En esa línea, lo político, parte inseparable de lo público, se ha pervertido hasta confines difíciles de imaginar hace unos años, cuando se abría ese horizonte ocultado por la dictadura. La democracia se identifica con la posibilidad de votar a una lista cerrada cada cierto tiempo, cuatro años probablemente. En ese tiempo, los elegidos se mueven en el terreno de lo privado, alentados por lobbies económicos cuyo fin, repito, es ganar la mayor cantidad de dinero en el menor tiempo posible.
Hombres y mujeres, nuevamente, somos predeterminados como consumidores. Hemos perdido la perspectiva. Desconocemos si el puerto deportivo es una necesidad o un negocio de una cementera, si la incineración una vía para financiar partidos políticos o una forma rápida de deshacerse de la basura, si el resultado del partido de fútbol una contienda lícita o, por el contario, un desenlace impuesto por la marca deportiva que viste a los dos equipos. Hasta me entran dudas de si los que razonan a favor de los ultramontanos del alarde tradicional tienen argumentos de discriminación de género detrás o casas de indumentarias de Formosa.

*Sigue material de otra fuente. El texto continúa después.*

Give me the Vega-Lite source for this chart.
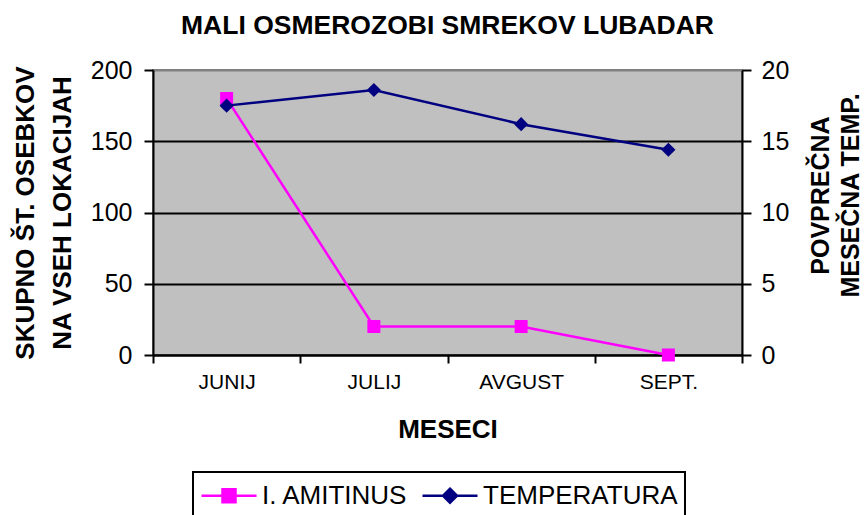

El expolio tiene también su aspecto despótico, como si estuviéramos en la Edad Media. La campaña por la capitalidad cultural de la capital guipuzcoana para 2016 tiene un eslogan que cada vez que lo leo me produce retortijones: «Olas de energía ciudadana». Además de robarnos el pasado, además de robarnos el espacio público, nos toman por ovejas de un rebaño.
Tengo ya más de medio siglo y les aseguro que la única energía ciudadana que he visto en estos 50 años es la que levantó ikastolas, guarderías, gau-eskolas, logró la salida de los presos, cerró cuarteles, evitó la urbanización de Gladys Enea... Nada que ver con esas «olas» de chicle y celofán, inventadas por técnicos al servicio de empresarios que, por vender, son capaces de vender a su propia madre.